Ainsi en est-il de l’utilisation politique de la « société civile ». Si le dynamisme des associations est essentiel à la démocratie, le concept de « société civile » est mis à profit par les classes dirigeantes pour se conforter. C’est à cet égard une invention merveilleuse, par la sympathie qu’elle suscite de prime abord, sans qu’on en perçoive immédiatement les conséquences. Ainsi Romano Prodi, alors président de la Commission européenne, déclarait-il en juillet 2001, que « l’Europe n’est pas administrée que par les autorités européennes, mais aussi par les autorités nationales, régionales et locales, ainsi que par la société civile ». Or, de quoi parle-t-on précisément ? Telle la fameuse auberge espagnole, la société civile contient, en effet, ce que veulent les hommes de pouvoir. Elle représente ce qu’ils décident. Elle mélange pêle-mêle tous les intérêts particuliers possibles, qu’il s’agisse des individus influents, des sociétés anonymes, des associations, etc. Les institutions internationales procèdent d’ailleurs par sous-entendu : lorsqu’elles annoncent « consulter la société civile », elles veulent qu’on comprenne « nous sommes démocrates ». Le monde associatif se trouve donc instrumentalisé au-delà de ce qu’il représente légitimement. D’ailleurs, la plupart des textes européens que nous critiquons ont été adoptés après « consultation de la société civile ». Gros avantage pour ceux que gène la souveraineté populaire : comme Romano Prodi, ils mettent cette consultation sur le même plan que le suffrage universel. Ils donnent la même légitimité au vote populaire, à l’expression des ONG et, bien sur, aux principaux intérêts économiques. Ainsi, le peuple ne serait plus qu’un lobby comme un autre !
Inutile de dire que la République n’a plus droit de cité quand la société dite civile remplace le suffrage universel. Dans un système républicain, l’intérêt général est normalement défini démocratiquement par le peuple et s’incarne théoriquement dans les pouvoirs définis dans la Constitution. Les intérêts particuliers, qui s’expriment et s’affrontent légitimement dans la société, sont censés se soumettre à la volonté générale. À l’inverse, la transformation de la « société civile » en acteur politique donne légitimité politique à l’expression de ces intérêts privés. Il n’y a plus construction de l’intérêt général mais mise en concurrence de revendications particulières sous le patronage de la classe dirigeante. C’est l’officialisation du lobbying au détriment du débat démocratique arbitré par le vote.
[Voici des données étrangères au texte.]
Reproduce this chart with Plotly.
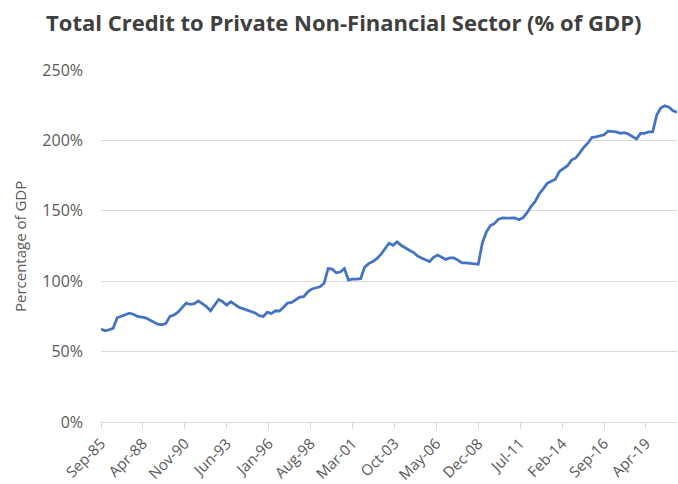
import pandas as pd
import plotly.graph_objects as go

title_text = "Total Credit to Private Non-Financial Sector (% of GDP)"
y_title = "Percentage of GDP"

# Quarterly observations starting Sep-1985
start_date = "1985-09-01"
credit_pct_gdp = [
    66, 64.8, 65.5, 66.5, 74, 75, 76, 77.3, 76.5, 75,
    74.5, 74, 72.5, 71, 69.5, 69, 70, 75, 76, 78,
    81.5, 84.5, 83.5, 84, 86, 84, 82, 79, 83.5, 87,
    85.5, 83, 85.5, 83.5, 81.5, 80.5, 79.5, 78.5, 77.5, 75.5,
    75, 78, 77, 79, 78.8, 81.5, 84.5, 85, 87, 88.7,
    89, 92.5, 94.5, 95.5, 96, 98.5, 109, 108.6, 106, 106.5,
    109, 100.8, 101.5, 101.5, 101.8, 110, 112.5, 114, 116, 119,
    123, 127, 125.5, 128, 125.5, 123.5, 122, 120.5, 118, 116.5,
    115, 114, 117, 118.5, 117, 115.5, 116.5, 116.5, 115, 113,
    113, 112.8, 112.2, 112, 127, 135, 139.5, 141, 144, 145,
    144.8, 144.8, 145, 143.7, 145, 148.5, 153, 156.5, 162, 165.5,
    169.5, 171, 172.5, 178, 180, 182, 186, 187.5, 191, 195,
    198, 202, 202.5, 203, 204, 206.5, 206.2, 206, 205, 205.5,
    204.5, 203, 201, 205, 205, 206, 206, 218, 223, 224.6,
    223.5, 221, 220,
]
dates = pd.date_range(start=start_date, periods=len(credit_pct_gdp), freq="3MS")

tick_dates = ["1985-09-01", "1988-04-01", "1990-11-01", "1993-06-01", "1996-01-01",
              "1998-08-01", "2001-03-01", "2003-10-01", "2006-05-01", "2008-12-01",
              "2011-07-01", "2014-02-01", "2016-09-01", "2019-04-01"]
tick_labels = ["Sep-85", "Apr-88", "Nov-90", "Jun-93", "Jan-96", "Aug-98", "Mar-01",
               "Oct-03", "May-06", "Dec-08", "Jul-11", "Feb-14", "Sep-16", "Apr-19"]

fig = go.Figure()
fig.add_trace(go.Scatter(
    x=dates, y=credit_pct_gdp, mode="lines",
    line=dict(color="#4472C4", width=2.75),
    showlegend=False,
))

font_family = "Open Sans"
fig.update_layout(
    width=678, height=484,
    margin=dict(l=101, r=1, t=70, b=62, autoexpand=False),
    paper_bgcolor="white", plot_bgcolor="white",
    font=dict(family=font_family, color="#595959"),
    title=dict(text="<b>" + title_text + "</b>", x=0.507, xanchor="center",
               y=1 - 23 / 484, yanchor="middle", yref="container",
               font=dict(size=22, color="#404040", family=font_family)),
    xaxis=dict(
        type="date", automargin=False,
        range=["1985-09-01", "2021-03-01"],
        tickvals=tick_dates, ticktext=tick_labels,
        tickangle=-45, tickfont=dict(size=15, color="#595959"),
        ticks="outside", ticklen=6, tickcolor="#d9d9d9", tickwidth=1,
        showline=True, linecolor="#d9d9d9", linewidth=1,
        showgrid=False, zeroline=False,
    ),
    yaxis=dict(
        automargin=False,
        range=[0, 250], dtick=50, ticksuffix="%",
        tickfont=dict(size=16, color="#595959"),
        showgrid=True, gridcolor="#d9d9d9", gridwidth=1,
        zeroline=False, showline=False,
        ticks="", ticklabelstandoff=17,
    ),
    annotations=[dict(
        text=y_title, textangle=-90, xref="paper", yref="paper",
        x=(20 - 101) / 576, y=0.497, xanchor="center", yanchor="middle",
        showarrow=False, font=dict(size=15, color="#595959", family=font_family),
    )],
)

fig.write_html("out.html")
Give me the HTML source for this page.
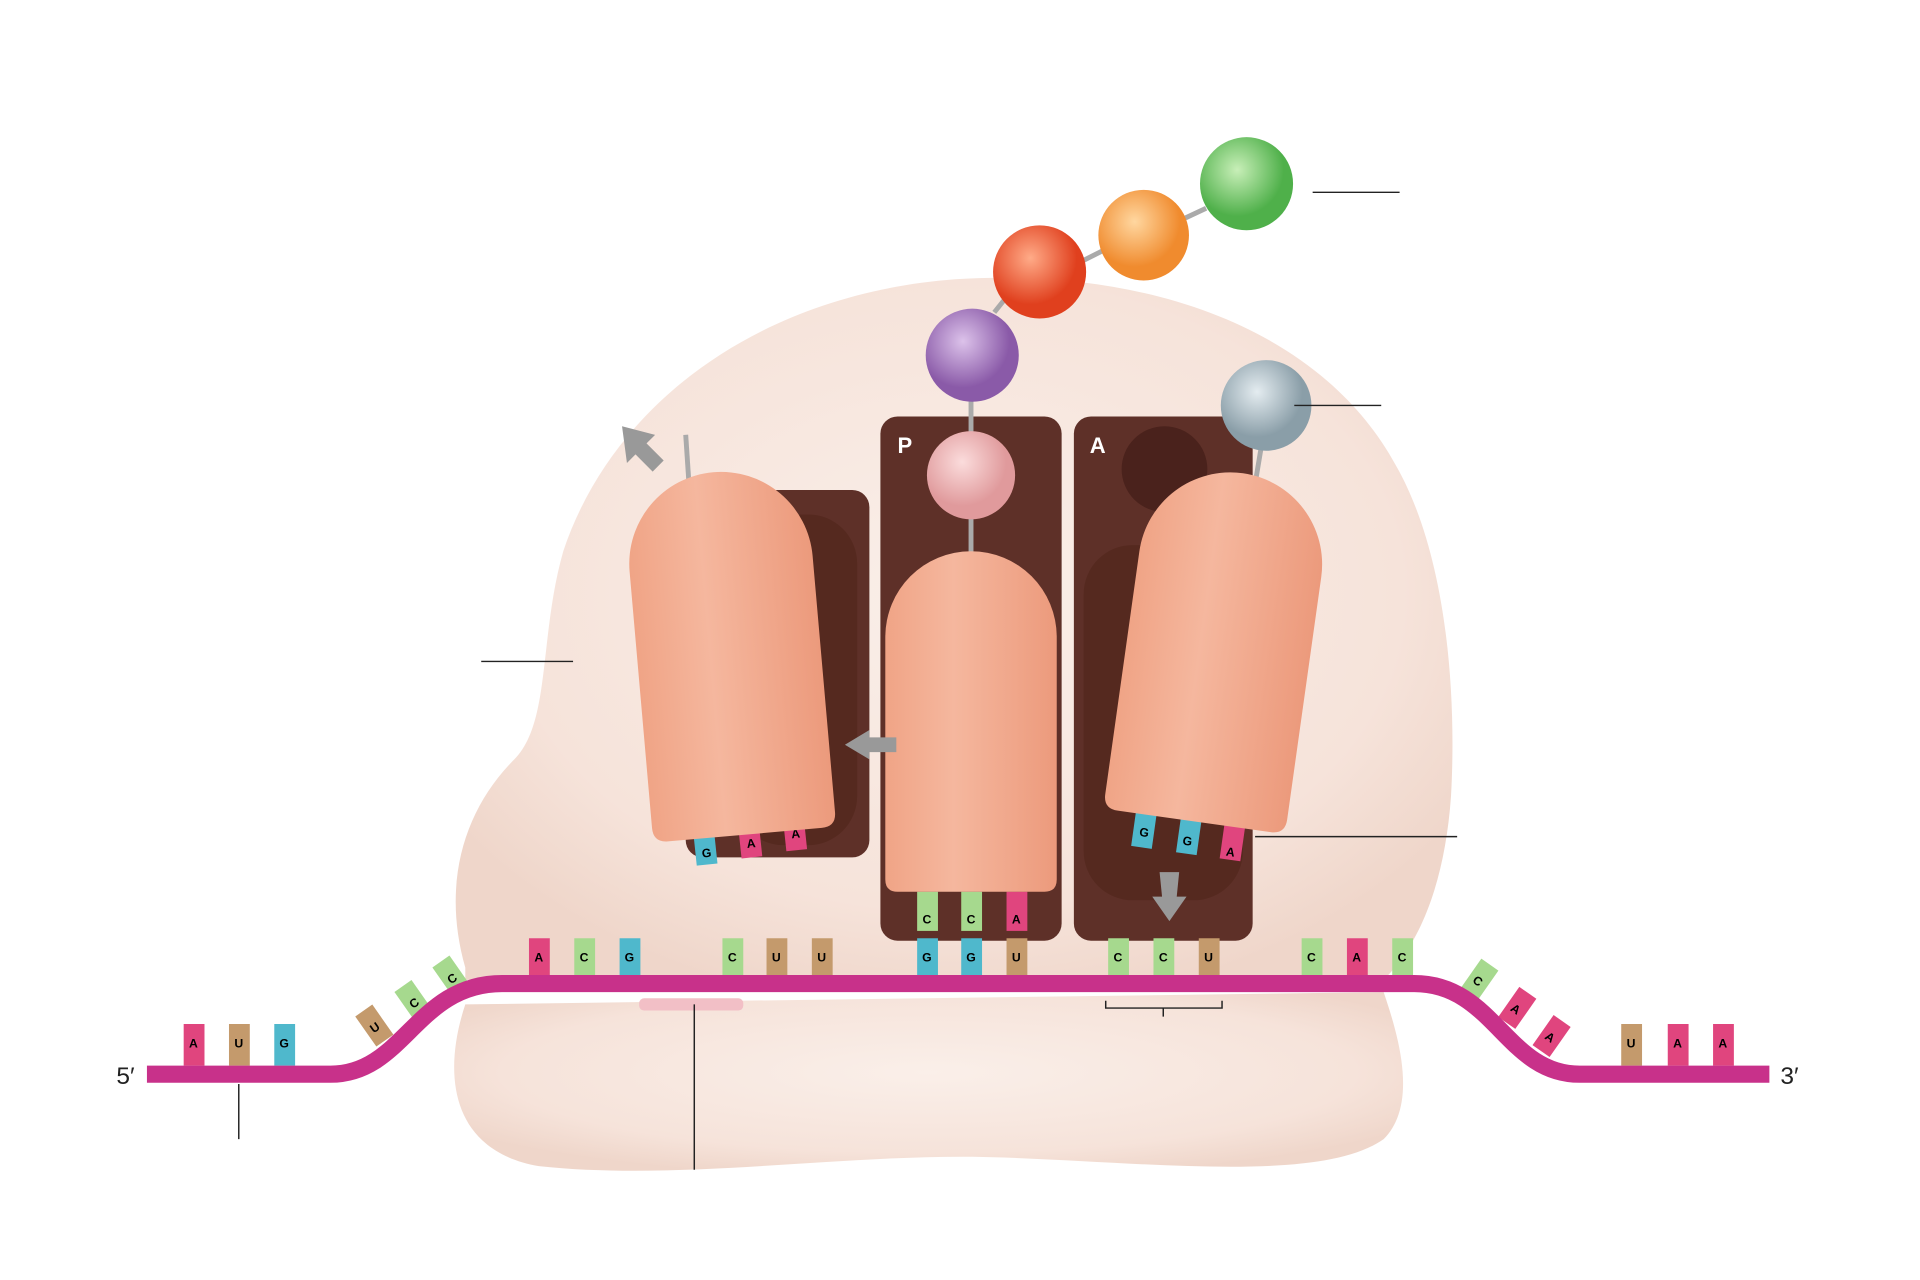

De nos jours, les pouvoirs publics accèdent aux souhaits de catégories sociales particulières, celles qui, naturellement, ont la plus grande capacité d’expression, c’est-à-dire les plus puissantes. Le transfert du pouvoir politique à la société dite civile participe donc de la reconstruction d’une aristocratie qui ne dit jamais son nom, qui n’est jamais officiellement apparente. Car les revendications sociales ne profitent que marginalement d’un tel système. Bien sûr, il y a toujours eu des rapports de classes, des rapports de forces. Mais, dans les luttes, l’État était l’instrument d’un équilibre que le droit caractérisait. Ainsi, le Code du Travail, l’École publique, les services publics sont les produits les plus éminents de ces combats menés dans un système républicain. Comme le disait Jaurès, « l’intérêt général est l’expression du rapport des classes ».
Au contraire, aujourd’hui, argent et médias arbitrent en lieux et places du mouvement social et du vote. Les classes possédantes veulent ainsi remettre en cause les compromis d’autrefois. En valorisant la société civile au détriment de l’expression populaire, en détruisant les concepts de peuple, de nation et de souveraineté, qu’elles qualifient péjorativement de populiste, de nationaliste et de souverainiste, elles cherchent à détruire la volonté collective et à valoriser les intérêts privés. Au nom de la liberté des intérêts particuliers, au nom d’une mondialisation et d’une construction européenne soumise au libéralisme le plus incontrôlé, elles veulent réinstaurer l’arbitraire le plus total. La société civile est ainsi l’instrument d’une régression de deux siècles.